------ Provided material ------
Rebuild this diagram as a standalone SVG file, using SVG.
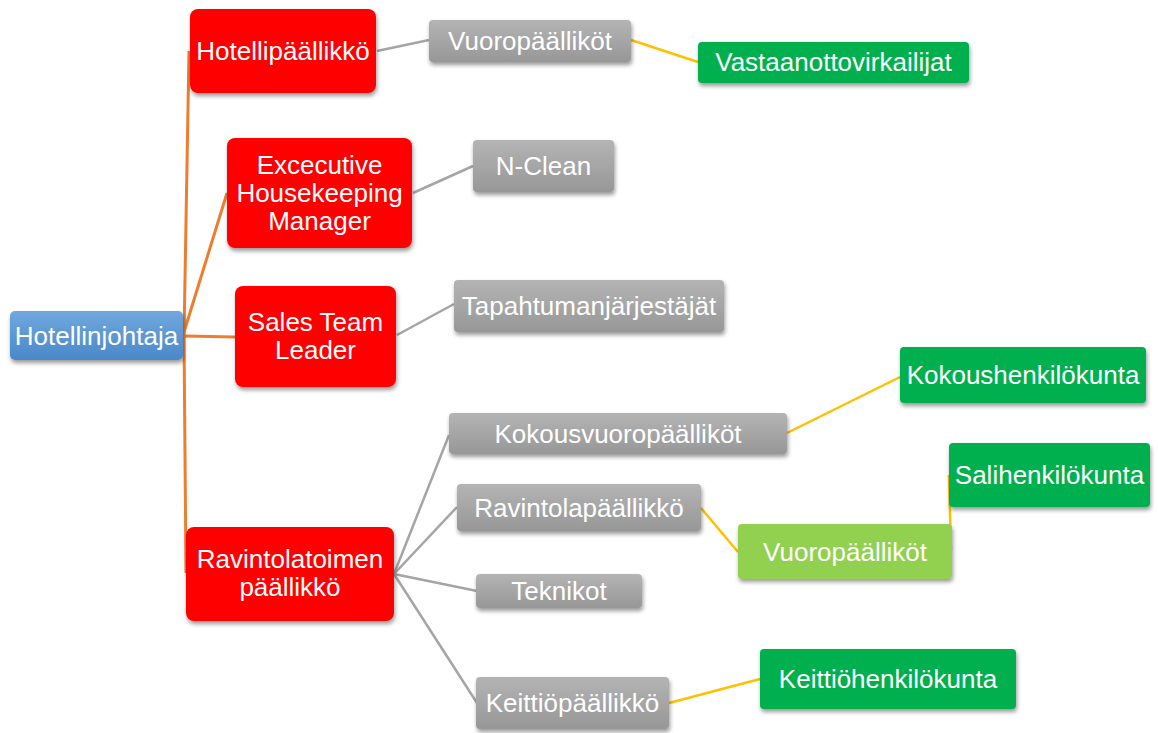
<svg xmlns="http://www.w3.org/2000/svg" width="1158" height="733" viewBox="0 0 1158 733">
<defs>
<filter id="sh" x="-10%" y="-20%" width="120%" height="150%">
<feDropShadow dx="1" dy="3" stdDeviation="2" flood-color="#000" flood-opacity="0.4"/>
</filter>
<linearGradient id="gGray" x1="0" y1="0" x2="0" y2="1">
<stop offset="0" stop-color="#b4b4b4"/><stop offset="1" stop-color="#979797"/>
</linearGradient>
<linearGradient id="gBlue" x1="0" y1="0" x2="0" y2="1">
<stop offset="0" stop-color="#70a8de"/><stop offset="1" stop-color="#4a88c9"/>
</linearGradient>
</defs>
<style>
rect{filter:url(#sh)}
.red{fill:#ff0000}
.gray{fill:url(#gGray)}
.green{fill:#00b050}
.lgreen{fill:#92d050}
.blue{fill:url(#gBlue)}
text{font-family:"Liberation Sans",Arial,sans-serif;font-size:26px;fill:#ffffff;text-anchor:middle}
.or{stroke:#ed7d31;stroke-width:3;fill:none}
.gy{stroke:#a5a5a5;stroke-width:2.5;fill:none}
.ye{stroke:#ffc000;stroke-width:2.5;fill:none}
</style>
<rect width="1158" height="733" fill="#ffffff" style="filter:none"/>
<g id="connectors">
<path class="or" d="M184,336 L189,51"/>
<path class="or" d="M184,332 L227,193"/>
<path class="or" d="M184,336 L235,337"/>
<path class="or" d="M184,336 L186,573"/>
<path class="gy" d="M377,51 L429,40"/>
<path class="ye" d="M631,40 L698,62"/>
<path class="gy" d="M413,193 L473,166"/>
<path class="gy" d="M397,335 L454,304"/>
<path class="gy" d="M394,574 L449,435"/>
<path class="gy" d="M394,574 L457,507"/>
<path class="gy" d="M394,574 L477,591"/>
<path class="gy" d="M394,574 L477,703"/>
<path class="ye" d="M787,433 L900,377"/>
<path class="ye" d="M701,508 L738,552"/>
<path class="ye" d="M951,551 L949,475"/>
<path class="ye" d="M669,703 L760,679"/>
</g>
<g id="n-hotellinjohtaja"><rect class="blue" x="10" y="311" width="173" height="49" rx="5"/><text x="96.5" y="345">Hotellinjohtaja</text></g>
<g id="n-hotellipaallikko"><rect class="red" x="190" y="9" width="186" height="84" rx="8"/><text x="283" y="60">Hotellipäällikkö</text></g>
<g id="n-ehm"><rect class="red" x="227" y="138" width="185" height="110" rx="8"/><text x="319.5" y="174">Excecutive</text><text x="319.5" y="202">Housekeeping</text><text x="319.5" y="230">Manager</text></g>
<g id="n-sales"><rect class="red" x="235" y="286" width="161" height="101" rx="8"/><text x="315.5" y="331">Sales Team</text><text x="315.5" y="359">Leader</text></g>
<g id="n-ravintolatoimen"><rect class="red" x="186" y="527" width="208" height="94" rx="8"/><text x="290" y="568">Ravintolatoimen</text><text x="290" y="596">päällikkö</text></g>
<g id="n-vuoro1"><rect class="gray" x="429" y="20" width="202" height="42" rx="4"/><text x="530" y="50">Vuoropäälliköt</text></g>
<g id="n-vastaanotto"><rect class="green" x="698" y="42" width="271" height="41" rx="4"/><text x="833.5" y="71">Vastaanottovirkailijat</text></g>
<g id="n-nclean"><rect class="gray" x="473" y="140" width="141" height="52" rx="4"/><text x="543.5" y="175">N-Clean</text></g>
<g id="n-tapahtuma"><rect class="gray" x="454" y="280" width="270" height="52" rx="4"/><text x="589" y="315">Tapahtumanjärjestäjät</text></g>
<g id="n-kokousvuoro"><rect class="gray" x="449" y="413" width="338" height="41" rx="4"/><text x="618" y="443">Kokousvuoropäälliköt</text></g>
<g id="n-kokoushenk"><rect class="green" x="900" y="347" width="246" height="56" rx="4"/><text x="1023" y="384">Kokoushenkilökunta</text></g>
<g id="n-ravintolapaallikko"><rect class="gray" x="457" y="484" width="244" height="47" rx="4"/><text x="579" y="517">Ravintolapäällikkö</text></g>
<g id="n-vuoro2"><rect class="lgreen" x="738" y="524" width="214" height="55" rx="4"/><text x="845" y="561">Vuoropäälliköt</text></g>
<g id="n-salihenk"><rect class="green" x="949" y="443" width="201" height="64" rx="4"/><text x="1049.5" y="484">Salihenkilökunta</text></g>
<g id="n-teknikot"><rect class="gray" x="476" y="574" width="166" height="34" rx="4"/><text x="559" y="600">Teknikot</text></g>
<g id="n-keittiopaallikko"><rect class="gray" x="476" y="677" width="193" height="52" rx="4"/><text x="572.5" y="712">Keittiöpäällikkö</text></g>
<g id="n-keittiohenk"><rect class="green" x="760" y="649" width="256" height="60" rx="4"/><text x="888" y="688">Keittiöhenkilökunta</text></g>
</svg>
------
▸ Exercise prompt
Return each line of the data, keeping its wording exact and omitting pictures.

▸ Exercise result
Rebuild this diagram as a standalone SVG file, using SVG.
<svg xmlns="http://www.w3.org/2000/svg" width="1158" height="733" viewBox="0 0 1158 733">
<defs>
<filter id="sh" x="-10%" y="-20%" width="120%" height="150%">
<feDropShadow dx="1" dy="3" stdDeviation="2" flood-color="#000" flood-opacity="0.4"/>
</filter>
<linearGradient id="gGray" x1="0" y1="0" x2="0" y2="1">
<stop offset="0" stop-color="#b4b4b4"/><stop offset="1" stop-color="#979797"/>
</linearGradient>
<linearGradient id="gBlue" x1="0" y1="0" x2="0" y2="1">
<stop offset="0" stop-color="#70a8de"/><stop offset="1" stop-color="#4a88c9"/>
</linearGradient>
</defs>
<style>
rect{filter:url(#sh)}
.red{fill:#ff0000}
.gray{fill:url(#gGray)}
.green{fill:#00b050}
.lgreen{fill:#92d050}
.blue{fill:url(#gBlue)}
text{font-family:"Liberation Sans",Arial,sans-serif;font-size:26px;fill:#ffffff;text-anchor:middle}
.or{stroke:#ed7d31;stroke-width:3;fill:none}
.gy{stroke:#a5a5a5;stroke-width:2.5;fill:none}
.ye{stroke:#ffc000;stroke-width:2.5;fill:none}
</style>
<rect width="1158" height="733" fill="#ffffff" style="filter:none"/>
<g id="connectors">
<path class="or" d="M184,336 L189,51"/>
<path class="or" d="M184,332 L227,193"/>
<path class="or" d="M184,336 L235,337"/>
<path class="or" d="M184,336 L186,573"/>
<path class="gy" d="M377,51 L429,40"/>
<path class="ye" d="M631,40 L698,62"/>
<path class="gy" d="M413,193 L473,166"/>
<path class="gy" d="M397,335 L454,304"/>
<path class="gy" d="M394,574 L449,435"/>
<path class="gy" d="M394,574 L457,507"/>
<path class="gy" d="M394,574 L477,591"/>
<path class="gy" d="M394,574 L477,703"/>
<path class="ye" d="M787,433 L900,377"/>
<path class="ye" d="M701,508 L738,552"/>
<path class="ye" d="M951,551 L949,475"/>
<path class="ye" d="M669,703 L760,679"/>
</g>
<g id="n-hotellinjohtaja"><rect class="blue" x="10" y="311" width="173" height="49" rx="5"/><text x="96.5" y="345">Hotellinjohtaja</text></g>
<g id="n-hotellipaallikko"><rect class="red" x="190" y="9" width="186" height="84" rx="8"/><text x="283" y="60">Hotellipäällikkö</text></g>
<g id="n-ehm"><rect class="red" x="227" y="138" width="185" height="110" rx="8"/><text x="319.5" y="174">Excecutive</text><text x="319.5" y="202">Housekeeping</text><text x="319.5" y="230">Manager</text></g>
<g id="n-sales"><rect class="red" x="235" y="286" width="161" height="101" rx="8"/><text x="315.5" y="331">Sales Team</text><text x="315.5" y="359">Leader</text></g>
<g id="n-ravintolatoimen"><rect class="red" x="186" y="527" width="208" height="94" rx="8"/><text x="290" y="568">Ravintolatoimen</text><text x="290" y="596">päällikkö</text></g>
<g id="n-vuoro1"><rect class="gray" x="429" y="20" width="202" height="42" rx="4"/><text x="530" y="50">Vuoropäälliköt</text></g>
<g id="n-vastaanotto"><rect class="green" x="698" y="42" width="271" height="41" rx="4"/><text x="833.5" y="71">Vastaanottovirkailijat</text></g>
<g id="n-nclean"><rect class="gray" x="473" y="140" width="141" height="52" rx="4"/><text x="543.5" y="175">N-Clean</text></g>
<g id="n-tapahtuma"><rect class="gray" x="454" y="280" width="270" height="52" rx="4"/><text x="589" y="315">Tapahtumanjärjestäjät</text></g>
<g id="n-kokousvuoro"><rect class="gray" x="449" y="413" width="338" height="41" rx="4"/><text x="618" y="443">Kokousvuoropäälliköt</text></g>
<g id="n-kokoushenk"><rect class="green" x="900" y="347" width="246" height="56" rx="4"/><text x="1023" y="384">Kokoushenkilökunta</text></g>
<g id="n-ravintolapaallikko"><rect class="gray" x="457" y="484" width="244" height="47" rx="4"/><text x="579" y="517">Ravintolapäällikkö</text></g>
<g id="n-vuoro2"><rect class="lgreen" x="738" y="524" width="214" height="55" rx="4"/><text x="845" y="561">Vuoropäälliköt</text></g>
<g id="n-salihenk"><rect class="green" x="949" y="443" width="201" height="64" rx="4"/><text x="1049.5" y="484">Salihenkilökunta</text></g>
<g id="n-teknikot"><rect class="gray" x="476" y="574" width="166" height="34" rx="4"/><text x="559" y="600">Teknikot</text></g>
<g id="n-keittiopaallikko"><rect class="gray" x="476" y="677" width="193" height="52" rx="4"/><text x="572.5" y="712">Keittiöpäällikkö</text></g>
<g id="n-keittiohenk"><rect class="green" x="760" y="649" width="256" height="60" rx="4"/><text x="888" y="688">Keittiöhenkilökunta</text></g>
</svg>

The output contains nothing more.